Balancing legitimate trade access with illicit flow containment will hinge on transparency. Foreign correspondents will not maintain corridors they cannot see through. Mexican and South American banks capable of demonstrating full transparency at the message and beneficial ownership levels will preserve access even amid negative headlines. Those that cannot will be quietly offboarded by risk officers whose mandate prioritizes downside protection over incremental revenue. CIBanco’s liquidation stands as a vivid case study in how swiftly that process can become irreversible.
Looking ahead, three broad scenarios dominate. Stabilization through remediation may occur if the remaining named institutions implement sufficient governance and monitoring enhancements to reassure correspondents, prompting authorities to recalibrate but not relax the orders. Selective de-risking beyond the named entities could see foreign banks trimming exposure to peers with similar operational fingerprints, consolidating activity into fewer, better-supervised nodes—a process that bolsters oversight but heightens single-point-of-failure risk. Finally, regional propagation of special measures remains plausible if fentanyl-linked financial threats map across borders.

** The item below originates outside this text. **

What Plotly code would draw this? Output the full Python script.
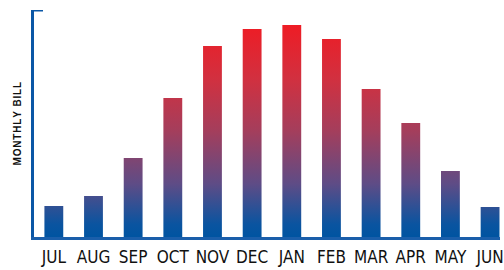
import plotly.graph_objects as go

months = ["JUL", "AUG", "SEP", "OCT", "NOV", "DEC", "JAN", "FEB", "MAR", "APR", "MAY", "JUN"]
bill = [31, 41, 79, 139, 191, 208, 212, 198, 148, 114, 66, 30]
y_max = 227
bar_width = 0.475

grad = [[0.0, "#0054a1"], [0.06, "#0a54a0"], [0.25, "#5e4c86"], [0.5, "#a43e5c"],
        [0.75, "#d2303f"], [1.0, "#ee1c25"]]

fig = go.Figure()
for i, (m, v) in enumerate(zip(months, bill)):
    x0, x1 = i - bar_width / 2, i + bar_width / 2
    fig.add_trace(go.Scatter(
        x=[x0, x0, x1, x1, x0], y=[0, v, v, 0, 0],
        mode="lines", line=dict(width=0), fill="toself",
        fillgradient=dict(type="vertical", colorscale=grad, start=0, stop=max(bill)),
        hoverinfo="text", text=f"{m}: {v}", showlegend=False, name=m,
    ))

hs = "\u200a"
title_text = hs.join("MONTHLY BILL")

fig.update_layout(
    width=504, height=270,
    margin=dict(l=34, r=0, t=10, b=33),
    paper_bgcolor="white", plot_bgcolor="white",
    xaxis=dict(
        range=[-0.5, -0.5 + 470 / 40], tickmode="array",
        tickvals=list(range(len(months))), ticktext=months,
        showgrid=False, zeroline=False, showline=True, linecolor="#1a5eaa", linewidth=3,
        ticks="", ticklabeloverflow="allow", ticklabelstandoff=3,
        tickfont=dict(family="Liberation Sans Narrow, DejaVu Sans Condensed, Arial Narrow",
                      size=17, color="#111111"),
        fixedrange=True,
    ),
    yaxis=dict(
        range=[0, y_max], showgrid=False, zeroline=False, showticklabels=False,
        showline=True, linecolor="#0b57a6", linewidth=3, ticks="", fixedrange=True,
    ),
    shapes=[dict(type="line", xref="x", xsizemode="pixel", xanchor=-0.5, x0=-9, x1=9,
                 yref="y", y0=y_max, y1=y_max, line=dict(color="#0b57a6", width=3))],
    annotations=[dict(text=f"<b>{title_text}</b>", xref="paper", yref="paper", x=0, y=0.5,
                      xanchor="center", yanchor="middle", xshift=-17, textangle=-90,
                      showarrow=False, font=dict(family="Arial, Liberation Sans", size=10, color="#111111"))],
)

fig.write_html("out.html", config={"displayModeBar": False},
               post_script="document.body.style.margin='0';")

The preventive nature of the authority means similar actions could strike in neighboring markets with minimal warning.
Programmatically, the safest posture now is a unified fentanyl-threat control framework spanning KYC, KYP, and KYTP. Link customer risk ratings to counterparty behaviors and digital footprint analytics. Overlay trade finance with red flags for chemical and logistics anomalies. Add outlier detection for repetitive, low-value cross-border transfers recycled through broker-dealer settlements. Most importantly, document a response plan for the sudden designation of a key counterparty under special measures—that is the first document both your board and your lead correspondent will demand the morning after the next announcement.